26 April 2004  |  1341 views  |  0

Barra, Inc. (Nasdaq: BARZ), a global leader in risk management technology for investment professionals, today announced the availability of the latest version of its Web-based credit risk tool, Barra Credit™ 1.1 for Europe.

Barra Credit provides investors in European companies with a flexible framework to identify potential default risk earlier and more accurately, offering asset managers a way to supplement fundamental research with analytical tools. Leveraging implied measures of credit risk from bond, equity and derivative markets, Barra Credit provides the most insightful and comprehensive set of credit risk measures available for credit analysts and portfolio managers today. Barra Credit was originally launched for investors in U.S. companies in January. This updated version expands coverage to Europe, and now provides Barra Default Probabilities (BDPs) for over 8,000 issuers worldwide.

"The buy side has very specific and unique requirements around understanding credit risk," said Debbie Williams, group vice president for Boston-based analyst firm Financial Insights. "Since there are many approaches to evaluating credit quality, the use of multiple indicators is of great value. Vendor support for buy-side credit has been virtually nonexistent and we are pleased to see the entrance of new tools to meet this need."
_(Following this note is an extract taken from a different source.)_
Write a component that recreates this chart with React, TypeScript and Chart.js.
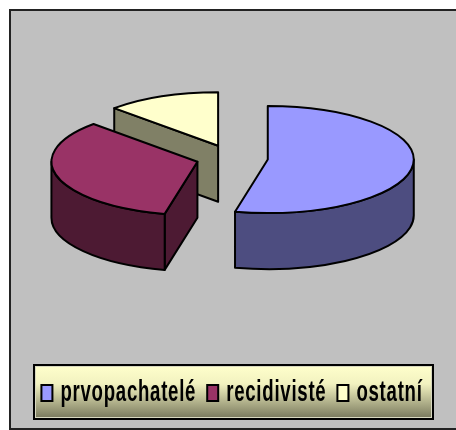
import React, { useEffect, useRef } from "react";
import { Chart, registerables } from "chart.js";

Chart.register(...registerables);

const categories = ["prvopachatelé", "recidivisté", "ostatní"];
const shares = [53.6, 33.8, 12.6];
const topColors = ["#9999FF", "#993366", "#FFFFCC"];
const sideColors = ["#4D4D80", "#4D1A33", "#808066"];

const TILT = 0.367;
const DEPTH = 56;
const SHIFT_Y = -25.5;
const TEXT_SQUEEZE = 0.62;
const GAP_TRIM = 7;
const LETTER_GAP = "1.2px";

const pie3d = {
  id: "pie3d",
  beforeInit(chart: any) {
    const c = chart.ctx;
    const measure = c.measureText.bind(c);
    const fill = c.fillText.bind(c);
    c.measureText = (t: string) => {
      c.letterSpacing = LETTER_GAP;
      const w = measure(t).width;
      c.letterSpacing = "0px";
      return { width: w * TEXT_SQUEEZE - GAP_TRIM };
    };
    c.fillText = (t: string, x: number, y: number) => {
      c.save();
      c.letterSpacing = LETTER_GAP;
      c.translate(x - GAP_TRIM, y);
      c.scale(TEXT_SQUEEZE, 1);
      fill(t, 0, 0);
      c.restore();
    };
  },
  beforeDraw(chart: any) {
    const c = chart.ctx;
    c.save();
    c.fillStyle = "#FFFFFF";
    c.fillRect(0, 0, chart.width, chart.height);
    c.fillStyle = "#C0C0C0";
    c.fillRect(9, 10, chart.width - 9, 419);
    c.fillStyle = "#222222";
    c.fillRect(9, 9, chart.width - 9, 2);
    c.fillRect(9, 9, 2, 421);
    c.fillRect(9, 428, chart.width - 9, 2);
    const x = 34, y = 365, w = 399, h = 54;
    const g = c.createLinearGradient(0, y, 0, y + h);
    g.addColorStop(0, "#FFFFCC");
    g.addColorStop(0.35, "#F2F2C0");
    g.addColorStop(1, "#75755A");
    c.fillStyle = g;
    c.fillRect(x, y, w, h);
    c.strokeStyle = "#D8D8C0";
    c.lineWidth = 1;
    c.strokeRect(x + 1.5, y + 1.5, w - 3, h - 3);
    c.strokeStyle = "#000000";
    c.lineWidth = 2;
    c.strokeRect(x, y, w, h);
    c.restore();
  },
  beforeDatasetDraw(chart: any, args: any) {
    const c = chart.ctx;
    const arcs = args.meta.data;
    c.save();
    c.lineJoin = "round";
    c.lineWidth = 2;
    c.strokeStyle = "#000000";
    for (let i = arcs.length - 1; i >= 0; i--) {
      const arc = arcs[i];
      const { x, y, startAngle: a0, endAngle: a1, outerRadius: R } = arc.getProps(["x", "y", "startAngle", "endAngle", "outerRadius"]);
      const mid = (a0 + a1) / 2;
      const off = arc.options.offset;
      const cx = x + Math.cos(mid) * off;
      const cy = y + SHIFT_Y + Math.sin(mid) * off * TILT;
      const ry = R * TILT;
      const px = (a: number) => cx + Math.cos(a) * R;
      const py = (a: number) => cy + Math.sin(a) * ry;
      const wall = (a: number) => {
        c.beginPath();
        c.moveTo(cx, cy);
        c.lineTo(px(a), py(a));
        c.lineTo(px(a), py(a) + DEPTH);
        c.lineTo(cx, cy + DEPTH);
        c.closePath();
        c.fillStyle = sideColors[i];
        c.fill();
        c.stroke();
      };
      if (Math.cos(a0) < -1e-6) wall(a0);
      if (Math.cos(a1) > 1e-6) wall(a1);
      const r0 = Math.max(a0, 0);
      const r1 = Math.min(a1, Math.PI);
      if (r1 > r0) {
        c.beginPath();
        c.ellipse(cx, cy, R, ry, 0, r0, r1);
        c.lineTo(px(r1), py(r1) + DEPTH);
        c.ellipse(cx, cy + DEPTH, R, ry, 0, r1, r0, true);
        c.closePath();
        c.fillStyle = sideColors[i];
        c.fill();
        c.stroke();
      }
      c.beginPath();
      c.moveTo(cx, cy);
      c.ellipse(cx, cy, R, ry, 0, a0, a1);
      c.closePath();
      c.fillStyle = topColors[i];
      c.fill();
      c.stroke();
    }
    c.restore();
    return false;
  },
};

export default function App() {
  const ref = useRef<HTMLCanvasElement>(null);
  useEffect(() => {
    const chart = new Chart(ref.current!, {
      type: "pie",
      data: {
        labels: categories,
        datasets: [
          {
            data: shares,
            backgroundColor: topColors,
            borderColor: "#000000",
            borderWidth: 2,
            offset: 36,
          },
        ],
      },
      options: {
        animation: false,
        responsive: false,
        radius: 146,
        layout: { padding: { left: 8, bottom: 12, top: 0, right: 0 } },
        plugins: {
          tooltip: { enabled: false },
          title: { display: false },
          legend: {
            position: "bottom",
            labels: {
              boxWidth: 11,
              boxHeight: 16,
              padding: 11,
              color: "#000000",
              font: { family: "'Liberation Sans', sans-serif", size: 30, weight: "bold" },
            },
          },
        },
      },
      plugins: [pie3d],
    } as any);
    return () => chart.destroy();
  }, []);
  return (
    <div style={{ position: "fixed", left: 0, top: 0, width: 456, height: 430 }}>
      <canvas ref={ref} width={456} height={430} style={{ display: "block" }} />
    </div>
  );
}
Barra Credit now available in Europe
Professional investors who cover European companies can now make full use of the benefits of Barra's market-implied measures of credit risk. Easy to deploy and use, Barra Credit provides accurate and timely identification of credit default risk, as well as insight for investors through a unique assembly of different credit metrics:
  • Barra Default Probabilities (BDPs) – estimate the probability of default based on equity market behavior. Demonstrated to be a consistent early indicator of the likelihood of default, BDPs utilise an "incomplete information" framework that outperforms traditional structural credit risk models;
  • Barra Implied Ratings - leverage information from the bond market to create a credit rating comparable to agency ratings. These ratings can provide an early signal for upgrades and downgrades; and,
  • Credit Derivatives (credit default swaps) - offer a third view on credit that often provides a leading indication of deteriorating credit and emerging value. Credit default swap (CDS) price trends and cash-CDS basis tracking can identify threats and opportunities within the credit markets.
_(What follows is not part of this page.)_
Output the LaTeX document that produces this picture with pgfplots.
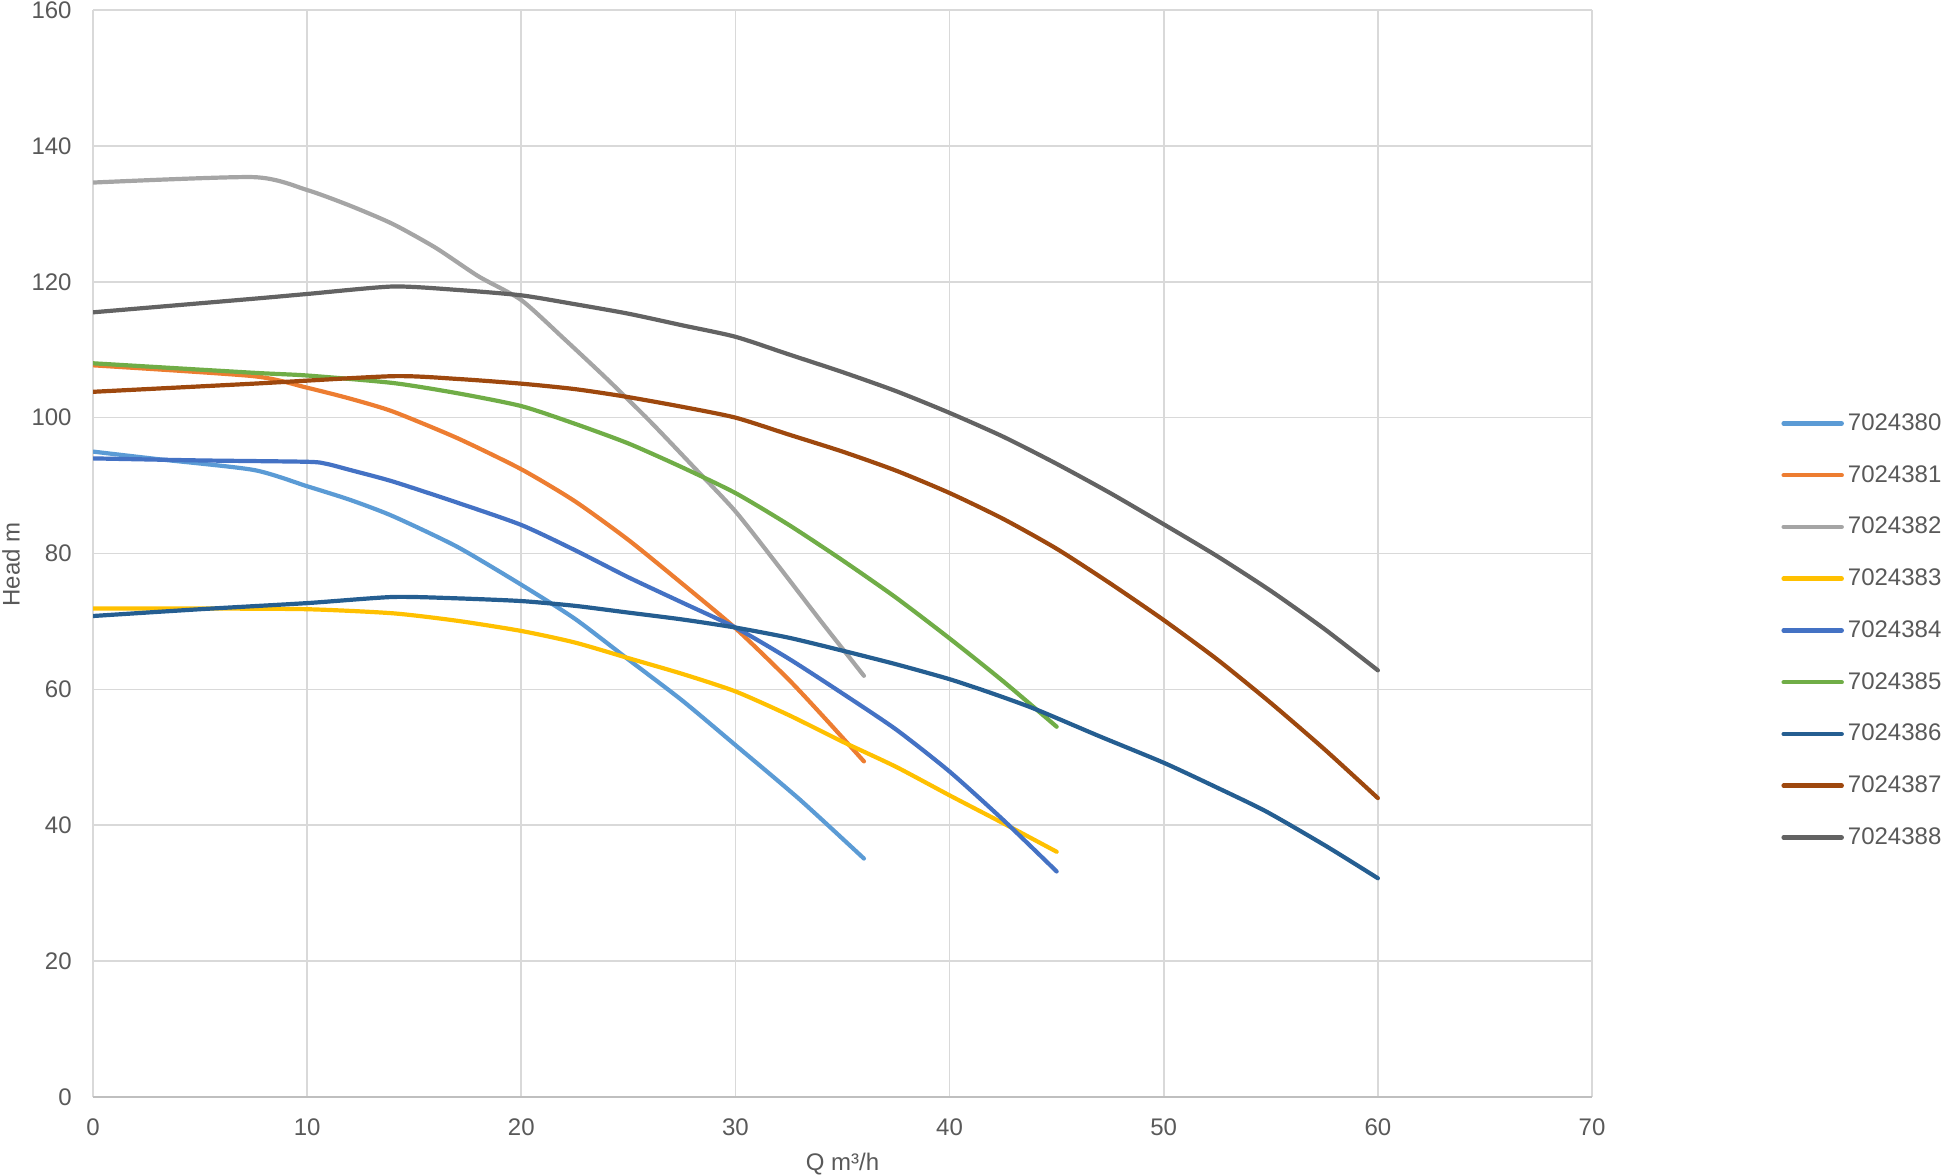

    "Credit has gone from one difficult extreme to another," said Tim Backshall, director of global credit markets strategy for Barra. "After a period of extraordinary default rates in Europe, spreads have now tightened to levels we have not seen in years. Managers must find exceptional value to outperform, and avoid losers such as Parmalat at all costs. Barra Credit is the first credit analysis platform to bring together three important measures of credit risk, created specifically for asset managers."